2. Seattle City Council member Nick Licata is working on legislation that would give new enforcement authority to police who witness rowdy behavior outside nightclubs, Licata says. The still-nascent legislation would create a new civil infraction (basically, a low-level misdemeanor) for certain conduct outside clubs—a more nightlife-friendly version of the nightlife license proposed by former Mayor Greg Nickels, which was scuttled after protests by bar and nightclub owners.
3. After a KIRO-TV report showing that parking-law violators owe the city in excess of $52 million, Licata also says he's "looking into" what to do about parking scofflaws, some of whom have racked up more than $10,000 in unpaid tickets.
"I'm disturbed by the lax attitude some people have about paying these fines," Licata says. "I always pay my tickets."
4. As we noted in yesterday's report about the state House revenue proposal, to the chagrin of environmentalists, House Finance Committee Chair Rep.
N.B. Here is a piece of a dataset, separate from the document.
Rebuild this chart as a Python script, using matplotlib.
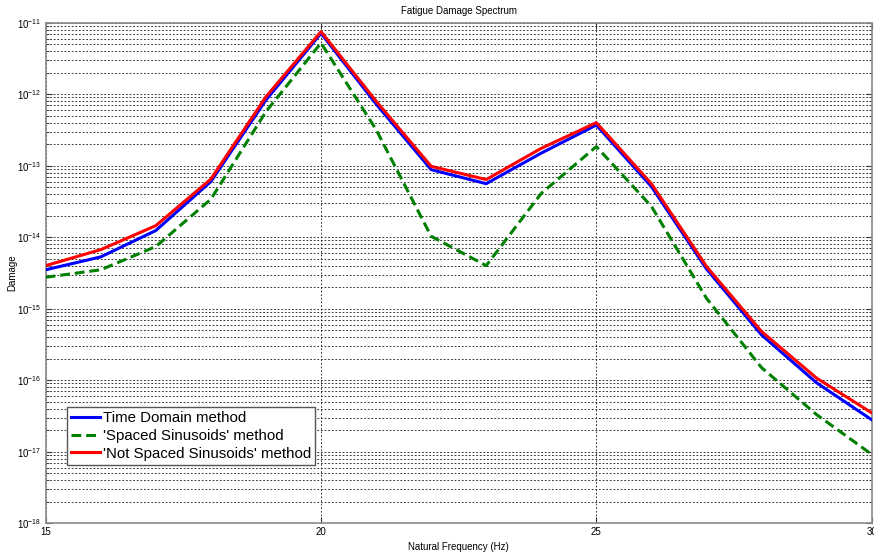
import numpy as np
import matplotlib
matplotlib.use("Agg")
import matplotlib.pyplot as plt
from matplotlib.ticker import LogLocator, FixedLocator, NullFormatter, LogFormatterMathtext

plt.rcParams["font.family"] = ["Liberation Sans", "DejaVu Sans"]
plt.rcParams["mathtext.default"] = "regular"

freq = [15, 16, 17, 18, 19, 20, 21, 22, 23, 24, 25, 26, 27, 28, 29, 30]

time_domain = [3.5e-15, 5.3e-15, 1.24e-14, 6.0e-14, 8.3e-13, 7.1e-12, 7.3e-13, 8.8e-14,
               5.6e-14, 1.5e-13, 3.7e-13, 5.1e-14, 3.6e-15, 4.3e-16, 9.2e-17, 2.8e-17]
spaced_sin = [2.75e-15, 3.5e-15, 7.4e-15, 3.4e-14, 5.7e-13, 5.2e-12, 3.2e-13, 1.03e-14,
              4.0e-15, 4.1e-14, 1.85e-13, 2.7e-14, 1.4e-15, 1.5e-16, 3.3e-17, 9.2e-18]
not_spaced_sin = [4.0e-15, 6.7e-15, 1.45e-14, 6.5e-14, 9.2e-13, 7.5e-12, 8.0e-13, 9.8e-14,
                  6.4e-14, 1.75e-13, 4.0e-13, 5.6e-14, 3.9e-15, 4.8e-16, 1.07e-16, 3.5e-17]

labels = ["Time Domain method", "'Spaced Sinusoids' method", "'Not Spaced Sinusoids' method"]
x_ticks = [15, 20, 25, 30]

fig = plt.figure(figsize=(8.74, 5.52), dpi=100)
ax = fig.add_axes([0.0523, 0.0522, 0.9450, 0.9067])

ax.plot(freq, time_domain, color=(0, 0, 1), lw=2.2, label=labels[0], zorder=3)
ax.plot(freq, spaced_sin, color=(0, 0.5, 0), lw=2.2, ls=(0, (3.2, 1.6)), label=labels[1], zorder=3)
ax.plot(freq, not_spaced_sin, color=(1, 0, 0), lw=2.2, label=labels[2], zorder=4)

ax.set_yscale("log")
ax.set_xlim(15, 30)
ax.set_ylim(1e-18, 1e-11)

ax.xaxis.set_major_locator(FixedLocator(x_ticks))
ax.yaxis.set_major_locator(LogLocator(base=10, numticks=20))
ax.yaxis.set_minor_locator(LogLocator(base=10, subs=np.arange(2, 10), numticks=20))
ax.yaxis.set_minor_formatter(NullFormatter())
ax.yaxis.set_major_formatter(LogFormatterMathtext())

ax.tick_params(axis="both", which="both", direction="in", top=True, right=True,
               labelsize=7, color="#333333", pad=3)
ax.tick_params(axis="both", which="major", length=4)
ax.tick_params(axis="y", which="minor", length=2.5)

grid_kw = dict(color="#2a2a2a", lw=0.65, ls=(0, (2, 2)))
ax.grid(True, which="major", axis="both", **grid_kw)
ax.grid(True, which="minor", axis="y", **grid_kw)
ax.set_axisbelow(True)

for s in ax.spines.values():
    s.set_color("#8a8a8a")
    s.set_linewidth(1.2)

ax.set_title("Fatigue Damage Spectrum", fontsize=7, pad=6)
ax.set_xlabel("Natural Frequency (Hz)", fontsize=7, labelpad=3)
ax.set_ylabel("Damage", fontsize=7)
ax.yaxis.set_label_coords(-0.0345, 0.5)

leg = ax.legend(loc="lower left", bbox_to_anchor=(0.0254, 0.116), fontsize=10.8,
                frameon=True, fancybox=False, handlelength=1.9, handletextpad=0.2,
                labelspacing=0.25, borderpad=0.3, borderaxespad=0)
leg.get_frame().set_edgecolor("#555555")
leg.get_frame().set_linewidth(1.0)
leg.get_frame().set_alpha(1)

fig.savefig("out.png", dpi=100)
Ross Hunter (D-48) has proposed limiting the current sales tax exemption (worth $7.8 million in revenue) for renewable energy projects.
More bad news for greens: The environmental community's top legislative priority—raising the hazardous substance tax—was not mentioned in the House revenue proposal either.
But the House is sending mixed messages—what also happened yesterday was this: Rep. Timm Ormsby's (D-3) bill to raise the tax was queued up for a floor vote.
Ormsby's bill earmarks nearly 70 percent of the money—$225 million— to the general fund now, but dedicates the money to storm water clean up in 2015.